Sung-Jun Lee I would not say that ANY type is ALWAYS inappropriate. But this depends heavily on the surrounding conditions, e.g. how rigorous are you able to control covariables. There may be situations, where it is possible to control nearly all other effects, so that you can see the "true" effect. On the other hand, if this effect would be so clear, you do not need inferential statistics. My points/personal opinion:
1) it is problematic to use small samples, even if you expect large effects and power analysis suggested it. This is because small samples are very sensitive to single deviating values and I would not expect to get an absolutely well behaved sample with real world data.
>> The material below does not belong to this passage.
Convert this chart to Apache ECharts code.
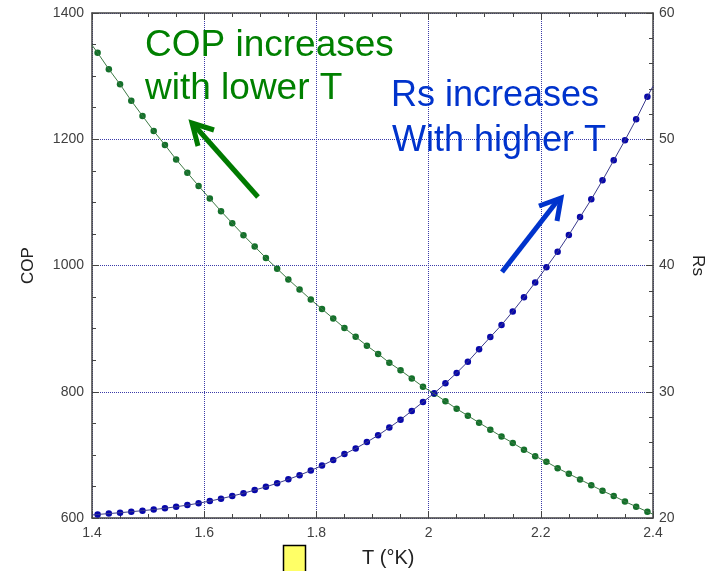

2) There are no magical, statistical tricks that you will get extra information out of small samples. Non-parametric tests have their own assumptions and are not a 1:1 analogue to parametric tests. A MW-U-test does simply not test the same hypotheses as a t-test. Therefore, it is problematic to suggest it as an alternative, if "something is wrong" (e.g. distributional assumptions). If this would be the case, we would use it in the first place, wouldn't we?
3) We should not only rely on the inferential statistics and its parameters. Plot the data and understand what is going on. If you have a sample size of of n1=n2=7, but the plots of the data look reasonable and well behaved, there is nothing wrong with an inferential test, although you should not expect a high power.
4) The point of visual inspection holds especially to check assumptions. The problem with tests like KS or SW to test normality is explained above. Additionally, they wont tell you where the problem is. A histogram and QQ plots will show you if the basic distributional assumption is reasonable and maybe single outliers deviate (use robust tests for example in that case) or if the distribution is totally off and you should use a completely different model (e.g. generalized linear model like Poisson regression).
P.S.: in case of small samples, Bayesian approaches may be viable, IF you have quite strong and reasonable prior information, which you can incorporate into the model. Uninformed or vague priors wouln't help here either.
Rainer Duesing thanks for the detailed information, I already had considered before what you already explained and for this situation Sung-Jun Lee suggestion was more applicable and practical and steps 1-4 was enough, and also was the similar steps to what I already had applied.
Mylene Klaus If the purpose of your question is only for a pilot study, then it seems fine. However, using your results from this experiment directly for publication may not be acceptable due to your small sample size.